A report out of the UK envisions robots someday having rights. From the Financial Times: “‘If we make conscious robots they would want to have rights and they probably should,’ said Henrik Christensen, director of the Centre of Robotics and Intelligent Machines at the Georgia Institute of Technology...Robots and machines are now classed as inanimate objects without rights or duties but if artificial intelligence becomes ubiquitous, the report argues, there may be calls for humans’ rights to be extended to them. It is also logical that such rights are meted out with citizens’ duties, including voting, paying tax and compulsory military service. Mr Christensen said: ‘Would it be acceptable to kick a robotic dog even though we shouldn’t kick a normal one? There will be people who can’t distinguish that so we need to have ethical rules to make sure we as humans interact with robots in an ethical manner so we do not move our boundaries of what is acceptable.’...’If granted full rights, states will be obligated to provide full social benefits to them including income support, housing and possibly robo-healthcare to fix the machines over time,’ it [the report] says.”
First, it would be incredibly foolish to create “conscious” machines. (I sentence all would-be conscious machine makers to watch every episode of Battlestar Gallactica.)
Second, can a machine really be conscious? We could probably make machines that could learn. But even so, wouldn’t they still just be following human programming? Besides, we don’t even know what consciousness is in human beings yet.

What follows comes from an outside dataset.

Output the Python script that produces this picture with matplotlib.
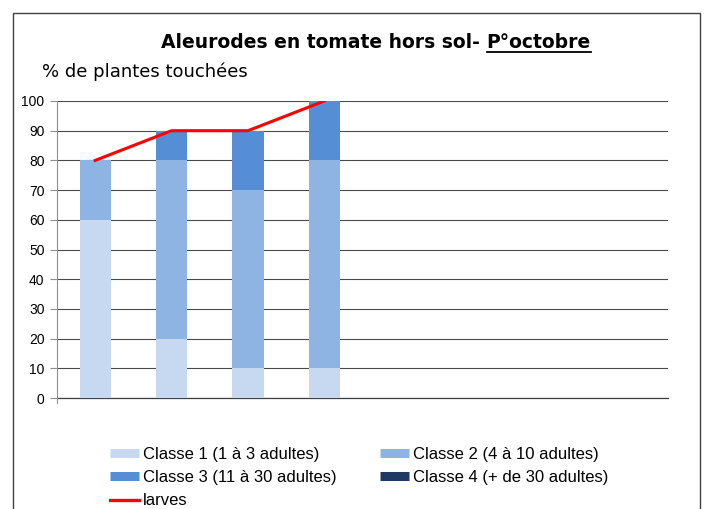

Third, and most importantly, this is the kind of speculation that the transhumanists want us to pursue. Because if machines can have “human” rights, it means that there is nothing particularly exceptional about being human. It means we will have to earn our rights, along with machines, by possessing requisite capacities. And that means the end of universal human rights.
We are out of our minds to follow this course. And it is a very dangerous game. Remember what I have been saying lately: The most dangerous sentence in the history of the world may be, “It can’t happen here.”